G. W. F. Hegel, a German philosopher who lived between late-18th and early-19th century, has affected Western Philosophy with his major contribution of the system of thought, the Dialectic. If we read Hegelian philosophy and the Dialectic, we can understand that he was successful to connect different ideas, which can be exemplified as German Romanticism and Kantian Philosophy. In the parts of this essay, we respectively answer these questions: What are the Hegelian understandings of “individual as subject” and “world-historical individuals” and who can be exemplified as world-historical individuals?
Individual as Subject of History To understand “individual as subject (of history)”, we should clarify what is Hegelian individual. In the third chapter of his book, The Reason in History, Hegel (1953) articulated that man (or we can call it individual) is the antithesis of the natural world, the former is under the realm of Spirit and the latter is under the realm of Nature. The Spirit (der Geist, as Hegel uses) what drives life in history as a force, as a soul. The idea of spirit originates from German Romanticism, according to that feelings and emotions are essential forces which drive our ”self”. The Spirit, according to Hegel (1953), is the direct opposite of the Matter. The Matter has gravity, due to that possession, it has ‘tendency toward a central point; it is essentially composite, consisting of parts that exclude each other’ and by doing so, the matter ‘seeks its unity and thereby its own abolition; it seeks its opposite.’ (p. 22) On the other hand, the Spirit consists its centre in itself, it does not consist unity outside of itself. the Spirit ‘is Being-within-itself’, which is a ‘self-contained existence.’(p. 23) Because of that, the one is free when he/she is within itself, which is a consciousness of self. In that point, Hegel describes the World History as ‘the progress of the consciousness of freedom-a progress whose necessity we have to investigate.’(p. 24) That progress is an actualisation process, the actualisation of the Freedom and the only purpose of the Spirit. Through that process, individual has needs, instincts and passions, and as Hegel says we use ‘these vast congeries of volitions, interests, and activities constitute the tools and means of the World Spirit for attaining its purpose’ (p. 31) Therefore, we can say that the Self, in other word the Individual, is the subject which tries to actualise/realise freedom.
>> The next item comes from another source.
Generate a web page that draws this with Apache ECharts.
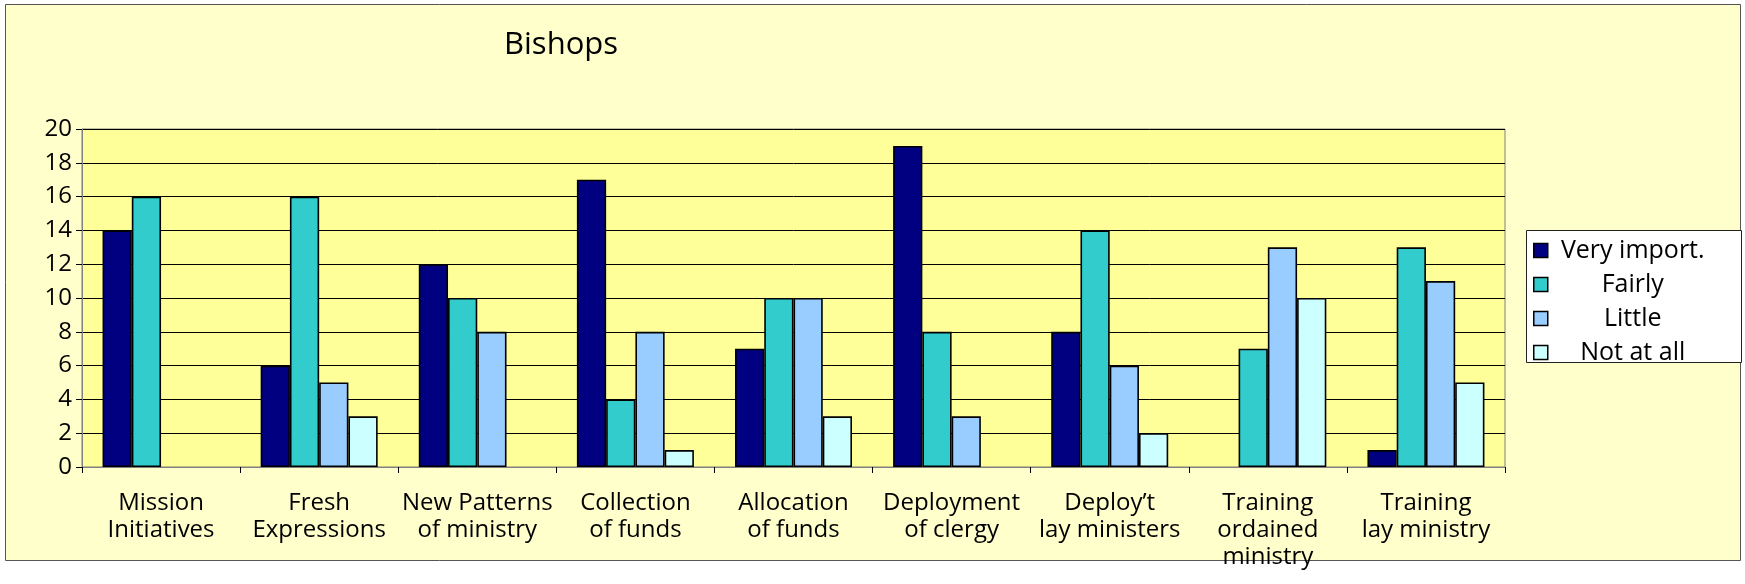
<!DOCTYPE html>
<html>
<head>
<meta charset="utf-8">
<script src="https://cdn.jsdelivr.net/npm/echarts@6/dist/echarts.min.js"></script>
<style>
  html, body { margin: 0; padding: 0; background: #fff; }
  #chart { width: 1745px; height: 584px; }
</style>
</head>
<body>
<div id="chart"></div>
<script>
// categories and answer counts
const categories = [
    'Mission\nInitiatives', 'Fresh\nExpressions', 'New Patterns\nof ministry',
    'Collection\nof funds', 'Allocation\nof funds', 'Deployment\nof clergy',
    'Deploy\u2019t\nlay ministers', 'Training\nordained\nministry', 'Training\nlay ministry'
];
const seriesNames = ['Very import.', 'Fairly', 'Little', 'Not at all'];
const veryImport = [14, 6, 12, 17, 7, 19, 8, 0, 1];
const fairly     = [16, 16, 10, 4, 10, 8, 14, 7, 13];
const little     = [0, 5, 8, 8, 10, 3, 6, 13, 11];
const notAtAll   = [0, 3, 0, 1, 3, 0, 2, 10, 5];
const yTicks = { min: 0, max: 20, interval: 2 };

const barColors = ['#000080', '#33CCCC', '#99CCFF', '#CCFFFF'];
const fontFam = '"Open Sans", sans-serif';

const chart = echarts.init(document.getElementById('chart'));

// zero counts are simply not drawn (no flat outline on the axis)
const buildSeries = (name, data, color) => ({
    name: name,
    type: 'bar',
    data: data.map(v => (v === 0 ? '-' : v)),
    barGap: '0%',
    barCategoryGap: '26%',
    itemStyle: { color: color, borderColor: '#000', borderWidth: 1.6 },
    emphasis: { disabled: true }
});

const option = {
    backgroundColor: '#ffffff',
    animation: false,
    textStyle: { fontFamily: fontFam },
    graphic: [
        {
            type: 'rect', z: -10, silent: true,
            shape: { x: 5.5, y: 4.5, width: 1735, height: 556 },
            style: { fill: '#FFFFCC', stroke: '#555', lineWidth: 1 }
        },
        {
            // legend frame, its bottom edge runs along the last entry like in the original
            type: 'rect', z: 0, silent: true,
            shape: { x: 1526.5, y: 230.5, width: 215, height: 132 },
            style: { fill: '#fff', stroke: '#222', lineWidth: 1 }
        }
    ],
    title: {
        text: 'Bishops',
        left: 499, top: 25,
        textStyle: { fontFamily: fontFam, fontSize: 31, fontWeight: 'normal', color: '#000' }
    },
    legend: {
        data: seriesNames,
        orient: 'vertical',
        left: 1526, top: 230,
        padding: [8, 30, 0, 7],
        itemGap: 9,
        itemWidth: 14, itemHeight: 14,
        icon: 'rect',
        itemStyle: { borderColor: '#000', borderWidth: 1.5 },
        formatter: '{a|{name}}',
        textStyle: {
            fontFamily: fontFam, fontSize: 25, color: '#000',
            rich: { a: { width: 160, align: 'center', fontSize: 25, lineHeight: 28, fontFamily: fontFam } }
        }
    },
    grid: {
        left: 82, right: 240, top: 129, bottom: 117,
        show: true, backgroundColor: '#FFFF99', borderColor: '#808080', borderWidth: 1
    },
    xAxis: {
        type: 'category',
        data: categories,
        axisLine: { lineStyle: { color: '#808080', width: 1 } },
        axisTick: { show: true, length: 6, lineStyle: { color: '#000' } },
        axisLabel: {
            interval: 0, margin: 23, color: '#000',
            fontFamily: fontFam, fontSize: 24, lineHeight: 27
        }
    },
    yAxis: {
        type: 'value',
        min: yTicks.min, max: yTicks.max, interval: yTicks.interval,
        axisLine: { show: true, lineStyle: { color: '#808080', width: 1 } },
        axisTick: { show: true, length: 6, lineStyle: { color: '#000' } },
        axisLabel: { color: '#000', fontFamily: fontFam, fontSize: 24, margin: 10 },
        splitLine: { lineStyle: { color: '#000', width: 1 } }
    },
    series: [
        buildSeries(seriesNames[0], veryImport, barColors[0]),
        buildSeries(seriesNames[1], fairly, barColors[1]),
        buildSeries(seriesNames[2], little, barColors[2]),
        buildSeries(seriesNames[3], notAtAll, barColors[3])
    ]
};

chart.setOption(option);
</script>
</body>
</html>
World-historical Individuals Christopher Berry explains (1981) that Hegelian world history as a drama, which is played out by States. He also concludes that Hegelian individual is not distinct from his State and it has constitutive role on his identity. Hegel articulates it as such:
The historical men, world-historical individuals, are those who grasp just such a higher universal, make it their own purpose, and realize this purpose in accordance with the higher law of the spirit. “(1953, p. 39)
These historical individuals are generally called as heroes. Their source of action is hidden within their inner spirit. This spirit ‘still hidden beneath the surface but already knocking against the outer world as against a shell’ and later ‘to burst forth and break the shell into pieces’. (1953, p. 40) That makes them political men, who can think intensively what is needed in that particular time. Hegel gives several examples of that kind of individuals, one of them is the Caesar, who was the dictator of the Roman Empire. He fought to preserve his honour, safety and position within the framework of legal constitution, and one day, he became sole ruler of Roman Republic and transforms it to the Empire. Other examples given by Hegel are Alexander and Napoleon. According to Berry (1981), all of these three cited by Hegel, because their lives were spent in hardships with the aim of achieving their purpose, and that did not bring happiness. They work on to actualise their Spirit (Geist) and when they were succeeded in that, they become world-historical individuals. This qualities also applies to the Kemal Ataturk, who was the founding president of Turkish Republic. He has an purpose and he spent his whole life on that purpose. He participated in lots of wars, he witnessed variety of bad situations; which made his life probably not “happy”. Therefore, he became a political leader and apply his thought, aim, purpose with application of modernisation process.
Berry, C. J. (1981). Hegel on the World-historical. History of European Ideas, 2(2), 155–162. https://doi.org/10.1016/0191-6599(81)90037-1
Hegel, G. W. F., & Hartman, R. S. (1953). Reason in history a general introduction to the philosophy of history. Liberal Arts Pr.